| Material |
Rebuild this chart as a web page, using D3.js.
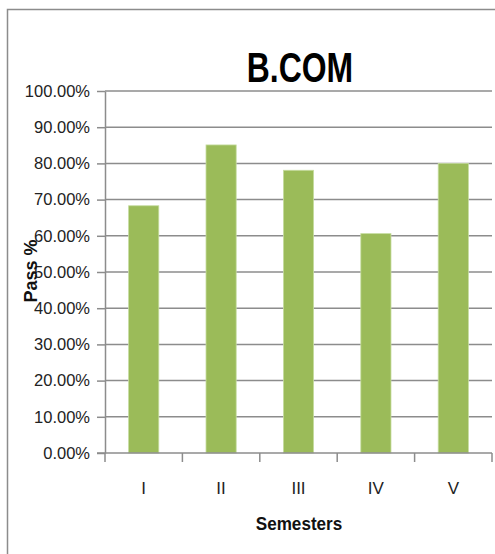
<!DOCTYPE html>
<html>
<head>
<meta charset="utf-8">
<script src="https://cdn.jsdelivr.net/npm/d3@7"></script>
<style>
  body { margin: 0; background: #fff; }
  text { font-family: "Liberation Sans", Arial, sans-serif; }
</style>
</head>
<body>
<div id="chart"></div>
<script>
// data
var semesters = ["I", "II", "III", "IV", "V"]
var passPct = [0.683, 0.851, 0.781, 0.606, 0.800]
var yTicks = [0, 0.1, 0.2, 0.3, 0.4, 0.5, 0.6, 0.7, 0.8, 0.9, 1.0]

var width = 495, height = 554
var margin = {left: 105, right: 3, top: 91, bottom: 101}

let svg = d3.select("#chart")
  .append("svg")
  .attr("width", width)
  .attr("height", height)

// chart frame
svg.append("rect")
  .attr("x", 7.5).attr("y", 9.5)
  .attr("width", 520).attr("height", 560)
  .attr("fill", "none")
  .attr("stroke", "#8c8c8c")
  .attr("stroke-width", 1.5)

var x = d3.scaleBand()
  .domain(semesters)
  .range([margin.left, width - margin.right])
  .paddingInner(0.61)
  .paddingOuter(0.305)

var y = d3.scaleLinear()
  .domain([0, 1])
  .range([height - margin.bottom, margin.top])

// gridlines + y axis
let yAxis = svg.append("g")
  .attr("transform", `translate(${margin.left},0)`)
  .call(d3.axisLeft(y)
    .tickValues(yTicks)
    .tickFormat(d3.format(".2%"))
    .tickSize(8)
    .tickSizeOuter(0)
    .tickPadding(7))

yAxis.select(".domain").attr("stroke", "#8c8c8c").attr("stroke-width", 1.5)
yAxis.selectAll(".tick line").attr("stroke", "#8c8c8c").attr("stroke-width", 1.5)
yAxis.selectAll(".tick text")
  .attr("font-size", 16.5)
  .attr("fill", "#222")
  .style("font-family", "'Liberation Sans', Arial, sans-serif")

svg.append("g")
  .selectAll("line")
  .data(yTicks.filter(d => d > 0))
  .enter()
  .append("line")
  .attr("x1", margin.left)
  .attr("x2", width - margin.right)
  .attr("y1", d => y(d))
  .attr("y2", d => y(d))
  .attr("stroke", "#8c8c8c")
  .attr("stroke-width", 1.5)

// bars
svg.append("g")
  .selectAll("rect")
  .data(semesters)
  .enter()
  .append("rect")
  .attr("x", d => x(d))
  .attr("width", x.bandwidth())
  .attr("y", (d, i) => y(passPct[i]))
  .attr("height", (d, i) => y(0) - y(passPct[i]))
  .attr("fill", "#9bbb59")
  .attr("stroke", "#c6dca0")
  .attr("stroke-width", 0.8)

// x axis with ticks between categories
let xAxis = svg.append("g")
  .attr("transform", `translate(0,${height - margin.bottom})`)

xAxis.append("line")
  .attr("x1", margin.left - 8)
  .attr("x2", width - margin.right)
  .attr("stroke", "#8c8c8c")
  .attr("stroke-width", 1.5)

var step = x.step()
var bounds = d3.range(semesters.length + 1).map(i => margin.left + i * step)
xAxis.selectAll(".xt")
  .data(bounds)
  .enter()
  .append("line")
  .attr("x1", d => d).attr("x2", d => d)
  .attr("y1", 0).attr("y2", 9)
  .attr("stroke", "#8c8c8c")
  .attr("stroke-width", 1.5)

xAxis.selectAll(".xl")
  .data(semesters)
  .enter()
  .append("text")
  .attr("x", d => x(d) + x.bandwidth() / 2)
  .attr("y", 41)
  .attr("text-anchor", "middle")
  .attr("font-size", 17)
  .attr("fill", "#222")
  .text(d => d)

// titles (squeezed a bit to get the narrow look of the original)
svg.append("text")
  .attr("transform", "translate(300,82) scale(0.76,1)")
  .attr("text-anchor", "middle")
  .attr("font-size", 42)
  .attr("font-weight", "bold")
  .attr("fill", "#000")
  .text("B.COM")

svg.append("text")
  .attr("transform", "translate(299,530) scale(0.9,1)")
  .attr("text-anchor", "middle")
  .attr("font-size", 19)
  .attr("font-weight", "bold")
  .attr("fill", "#111")
  .text("Semesters")

svg.append("text")
  .attr("transform", "translate(37,271) rotate(-90)")
  .attr("text-anchor", "middle")
  .attr("font-size", 18)
  .attr("font-weight", "bold")
  .attr("fill", "#111")
  .text("Pass %")
</script>
</body>
</html>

| What you need to do |
Give back every line exactly as it stands, pictures excluded.

| Solution for this problem |
Rebuild this chart as a web page, using D3.js.
<!DOCTYPE html>
<html>
<head>
<meta charset="utf-8">
<script src="https://cdn.jsdelivr.net/npm/d3@7"></script>
<style>
  body { margin: 0; background: #fff; }
  text { font-family: "Liberation Sans", Arial, sans-serif; }
</style>
</head>
<body>
<div id="chart"></div>
<script>
// data
var semesters = ["I", "II", "III", "IV", "V"]
var passPct = [0.683, 0.851, 0.781, 0.606, 0.800]
var yTicks = [0, 0.1, 0.2, 0.3, 0.4, 0.5, 0.6, 0.7, 0.8, 0.9, 1.0]

var width = 495, height = 554
var margin = {left: 105, right: 3, top: 91, bottom: 101}

let svg = d3.select("#chart")
  .append("svg")
  .attr("width", width)
  .attr("height", height)

// chart frame
svg.append("rect")
  .attr("x", 7.5).attr("y", 9.5)
  .attr("width", 520).attr("height", 560)
  .attr("fill", "none")
  .attr("stroke", "#8c8c8c")
  .attr("stroke-width", 1.5)

var x = d3.scaleBand()
  .domain(semesters)
  .range([margin.left, width - margin.right])
  .paddingInner(0.61)
  .paddingOuter(0.305)

var y = d3.scaleLinear()
  .domain([0, 1])
  .range([height - margin.bottom, margin.top])

// gridlines + y axis
let yAxis = svg.append("g")
  .attr("transform", `translate(${margin.left},0)`)
  .call(d3.axisLeft(y)
    .tickValues(yTicks)
    .tickFormat(d3.format(".2%"))
    .tickSize(8)
    .tickSizeOuter(0)
    .tickPadding(7))

yAxis.select(".domain").attr("stroke", "#8c8c8c").attr("stroke-width", 1.5)
yAxis.selectAll(".tick line").attr("stroke", "#8c8c8c").attr("stroke-width", 1.5)
yAxis.selectAll(".tick text")
  .attr("font-size", 16.5)
  .attr("fill", "#222")
  .style("font-family", "'Liberation Sans', Arial, sans-serif")

svg.append("g")
  .selectAll("line")
  .data(yTicks.filter(d => d > 0))
  .enter()
  .append("line")
  .attr("x1", margin.left)
  .attr("x2", width - margin.right)
  .attr("y1", d => y(d))
  .attr("y2", d => y(d))
  .attr("stroke", "#8c8c8c")
  .attr("stroke-width", 1.5)

// bars
svg.append("g")
  .selectAll("rect")
  .data(semesters)
  .enter()
  .append("rect")
  .attr("x", d => x(d))
  .attr("width", x.bandwidth())
  .attr("y", (d, i) => y(passPct[i]))
  .attr("height", (d, i) => y(0) - y(passPct[i]))
  .attr("fill", "#9bbb59")
  .attr("stroke", "#c6dca0")
  .attr("stroke-width", 0.8)

// x axis with ticks between categories
let xAxis = svg.append("g")
  .attr("transform", `translate(0,${height - margin.bottom})`)

xAxis.append("line")
  .attr("x1", margin.left - 8)
  .attr("x2", width - margin.right)
  .attr("stroke", "#8c8c8c")
  .attr("stroke-width", 1.5)

var step = x.step()
var bounds = d3.range(semesters.length + 1).map(i => margin.left + i * step)
xAxis.selectAll(".xt")
  .data(bounds)
  .enter()
  .append("line")
  .attr("x1", d => d).attr("x2", d => d)
  .attr("y1", 0).attr("y2", 9)
  .attr("stroke", "#8c8c8c")
  .attr("stroke-width", 1.5)

xAxis.selectAll(".xl")
  .data(semesters)
  .enter()
  .append("text")
  .attr("x", d => x(d) + x.bandwidth() / 2)
  .attr("y", 41)
  .attr("text-anchor", "middle")
  .attr("font-size", 17)
  .attr("fill", "#222")
  .text(d => d)

// titles (squeezed a bit to get the narrow look of the original)
svg.append("text")
  .attr("transform", "translate(300,82) scale(0.76,1)")
  .attr("text-anchor", "middle")
  .attr("font-size", 42)
  .attr("font-weight", "bold")
  .attr("fill", "#000")
  .text("B.COM")

svg.append("text")
  .attr("transform", "translate(299,530) scale(0.9,1)")
  .attr("text-anchor", "middle")
  .attr("font-size", 19)
  .attr("font-weight", "bold")
  .attr("fill", "#111")
  .text("Semesters")

svg.append("text")
  .attr("transform", "translate(37,271) rotate(-90)")
  .attr("text-anchor", "middle")
  .attr("font-size", 18)
  .attr("font-weight", "bold")
  .attr("fill", "#111")
  .text("Pass %")
</script>
</body>
</html>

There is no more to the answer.